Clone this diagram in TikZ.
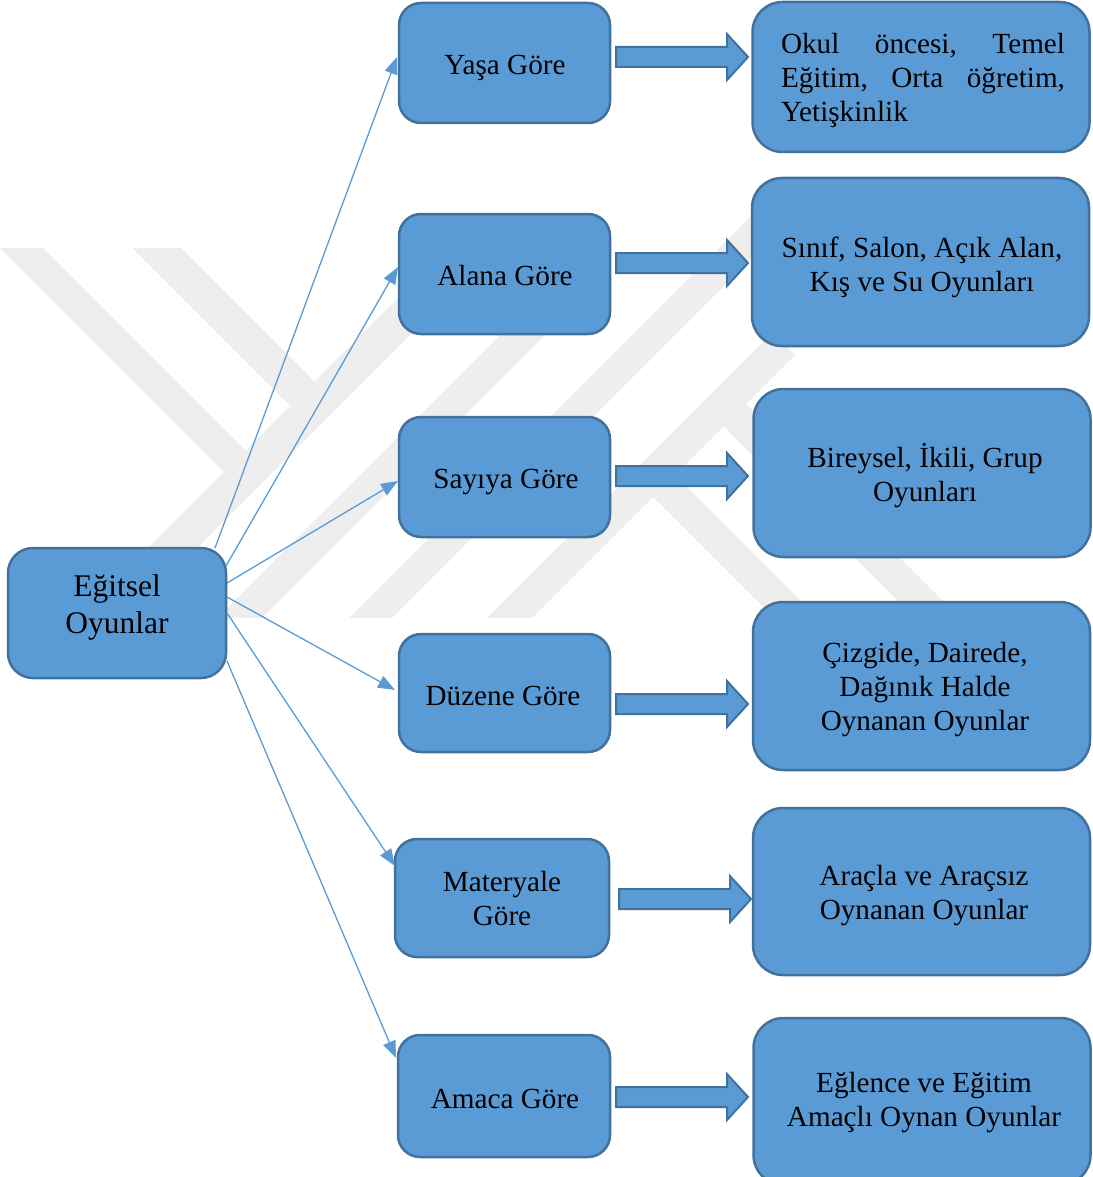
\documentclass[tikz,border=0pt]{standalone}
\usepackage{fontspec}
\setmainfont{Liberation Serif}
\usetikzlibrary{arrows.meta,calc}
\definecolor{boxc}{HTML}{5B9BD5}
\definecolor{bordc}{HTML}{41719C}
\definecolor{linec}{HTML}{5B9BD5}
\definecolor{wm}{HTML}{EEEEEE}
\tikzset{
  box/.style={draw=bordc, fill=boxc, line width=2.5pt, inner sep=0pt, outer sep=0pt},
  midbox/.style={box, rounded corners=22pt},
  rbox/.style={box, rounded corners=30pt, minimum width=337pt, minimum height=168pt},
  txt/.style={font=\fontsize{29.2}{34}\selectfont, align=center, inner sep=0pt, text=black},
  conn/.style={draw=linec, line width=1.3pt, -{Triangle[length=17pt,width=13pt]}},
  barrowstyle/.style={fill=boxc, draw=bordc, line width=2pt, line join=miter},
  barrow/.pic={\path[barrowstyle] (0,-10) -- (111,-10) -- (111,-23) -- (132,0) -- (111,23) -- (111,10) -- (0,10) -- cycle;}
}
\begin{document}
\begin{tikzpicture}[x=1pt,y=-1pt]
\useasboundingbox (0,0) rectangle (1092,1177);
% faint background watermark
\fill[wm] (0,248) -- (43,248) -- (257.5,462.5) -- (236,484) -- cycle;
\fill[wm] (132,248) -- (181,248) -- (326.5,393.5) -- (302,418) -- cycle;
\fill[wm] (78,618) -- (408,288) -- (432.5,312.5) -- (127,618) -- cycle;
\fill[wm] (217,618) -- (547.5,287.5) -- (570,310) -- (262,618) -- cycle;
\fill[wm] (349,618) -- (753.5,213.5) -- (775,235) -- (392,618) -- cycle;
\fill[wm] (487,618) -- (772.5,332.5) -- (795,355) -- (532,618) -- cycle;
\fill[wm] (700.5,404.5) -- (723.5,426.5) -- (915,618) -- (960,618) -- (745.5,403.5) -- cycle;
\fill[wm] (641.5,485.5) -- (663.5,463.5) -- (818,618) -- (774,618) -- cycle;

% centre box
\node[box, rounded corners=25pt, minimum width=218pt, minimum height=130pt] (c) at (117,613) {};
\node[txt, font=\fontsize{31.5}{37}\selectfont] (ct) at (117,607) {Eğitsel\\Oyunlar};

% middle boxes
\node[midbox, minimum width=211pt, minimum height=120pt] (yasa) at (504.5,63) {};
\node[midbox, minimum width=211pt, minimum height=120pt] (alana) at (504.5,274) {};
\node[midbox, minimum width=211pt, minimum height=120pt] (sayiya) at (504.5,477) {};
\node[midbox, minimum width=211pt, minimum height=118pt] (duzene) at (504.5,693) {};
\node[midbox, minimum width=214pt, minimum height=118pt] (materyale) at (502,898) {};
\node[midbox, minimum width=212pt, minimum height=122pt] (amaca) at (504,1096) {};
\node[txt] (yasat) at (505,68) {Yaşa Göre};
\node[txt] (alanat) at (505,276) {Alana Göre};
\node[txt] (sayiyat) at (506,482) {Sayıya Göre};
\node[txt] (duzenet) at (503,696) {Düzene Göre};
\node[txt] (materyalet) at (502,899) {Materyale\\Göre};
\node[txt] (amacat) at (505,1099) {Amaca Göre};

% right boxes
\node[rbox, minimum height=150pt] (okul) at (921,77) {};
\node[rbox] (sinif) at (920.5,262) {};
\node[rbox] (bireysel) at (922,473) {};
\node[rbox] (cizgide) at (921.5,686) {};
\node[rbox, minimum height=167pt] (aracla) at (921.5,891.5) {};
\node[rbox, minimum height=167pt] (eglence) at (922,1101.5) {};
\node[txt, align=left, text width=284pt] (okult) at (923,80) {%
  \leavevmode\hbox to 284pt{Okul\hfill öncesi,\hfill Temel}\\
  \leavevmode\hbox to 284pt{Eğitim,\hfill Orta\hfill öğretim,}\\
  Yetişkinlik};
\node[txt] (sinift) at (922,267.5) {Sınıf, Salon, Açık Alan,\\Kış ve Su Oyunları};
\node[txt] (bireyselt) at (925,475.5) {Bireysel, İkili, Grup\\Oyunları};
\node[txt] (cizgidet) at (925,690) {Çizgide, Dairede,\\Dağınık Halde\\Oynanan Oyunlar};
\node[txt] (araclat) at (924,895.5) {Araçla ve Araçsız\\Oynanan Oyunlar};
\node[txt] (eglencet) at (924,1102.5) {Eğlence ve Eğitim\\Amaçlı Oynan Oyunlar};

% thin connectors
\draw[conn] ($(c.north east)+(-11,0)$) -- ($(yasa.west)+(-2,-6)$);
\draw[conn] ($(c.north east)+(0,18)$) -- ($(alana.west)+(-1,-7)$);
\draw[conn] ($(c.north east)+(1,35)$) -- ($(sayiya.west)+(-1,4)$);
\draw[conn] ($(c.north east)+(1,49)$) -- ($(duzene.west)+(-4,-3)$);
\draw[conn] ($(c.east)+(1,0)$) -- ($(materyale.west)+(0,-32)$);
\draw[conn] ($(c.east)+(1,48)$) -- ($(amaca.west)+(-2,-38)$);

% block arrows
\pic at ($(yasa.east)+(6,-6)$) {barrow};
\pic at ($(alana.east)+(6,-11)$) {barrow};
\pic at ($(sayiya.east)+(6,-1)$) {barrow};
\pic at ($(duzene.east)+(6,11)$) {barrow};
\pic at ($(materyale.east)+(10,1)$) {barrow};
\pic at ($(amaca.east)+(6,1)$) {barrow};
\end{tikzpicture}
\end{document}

▶ [Objective]
Pictures stay out. Print the data exactly, from its first line through the line containing "(774,618) -- cycle;".

▶ [Task solution]
Clone this diagram in TikZ.
\documentclass[tikz,border=0pt]{standalone}
\usepackage{fontspec}
\setmainfont{Liberation Serif}
\usetikzlibrary{arrows.meta,calc}
\definecolor{boxc}{HTML}{5B9BD5}
\definecolor{bordc}{HTML}{41719C}
\definecolor{linec}{HTML}{5B9BD5}
\definecolor{wm}{HTML}{EEEEEE}
\tikzset{
  box/.style={draw=bordc, fill=boxc, line width=2.5pt, inner sep=0pt, outer sep=0pt},
  midbox/.style={box, rounded corners=22pt},
  rbox/.style={box, rounded corners=30pt, minimum width=337pt, minimum height=168pt},
  txt/.style={font=\fontsize{29.2}{34}\selectfont, align=center, inner sep=0pt, text=black},
  conn/.style={draw=linec, line width=1.3pt, -{Triangle[length=17pt,width=13pt]}},
  barrowstyle/.style={fill=boxc, draw=bordc, line width=2pt, line join=miter},
  barrow/.pic={\path[barrowstyle] (0,-10) -- (111,-10) -- (111,-23) -- (132,0) -- (111,23) -- (111,10) -- (0,10) -- cycle;}
}
\begin{document}
\begin{tikzpicture}[x=1pt,y=-1pt]
\useasboundingbox (0,0) rectangle (1092,1177);
% faint background watermark
\fill[wm] (0,248) -- (43,248) -- (257.5,462.5) -- (236,484) -- cycle;
\fill[wm] (132,248) -- (181,248) -- (326.5,393.5) -- (302,418) -- cycle;
\fill[wm] (78,618) -- (408,288) -- (432.5,312.5) -- (127,618) -- cycle;
\fill[wm] (217,618) -- (547.5,287.5) -- (570,310) -- (262,618) -- cycle;
\fill[wm] (349,618) -- (753.5,213.5) -- (775,235) -- (392,618) -- cycle;
\fill[wm] (487,618) -- (772.5,332.5) -- (795,355) -- (532,618) -- cycle;
\fill[wm] (700.5,404.5) -- (723.5,426.5) -- (915,618) -- (960,618) -- (745.5,403.5) -- cycle;
\fill[wm] (641.5,485.5) -- (663.5,463.5) -- (818,618) -- (774,618) -- cycle;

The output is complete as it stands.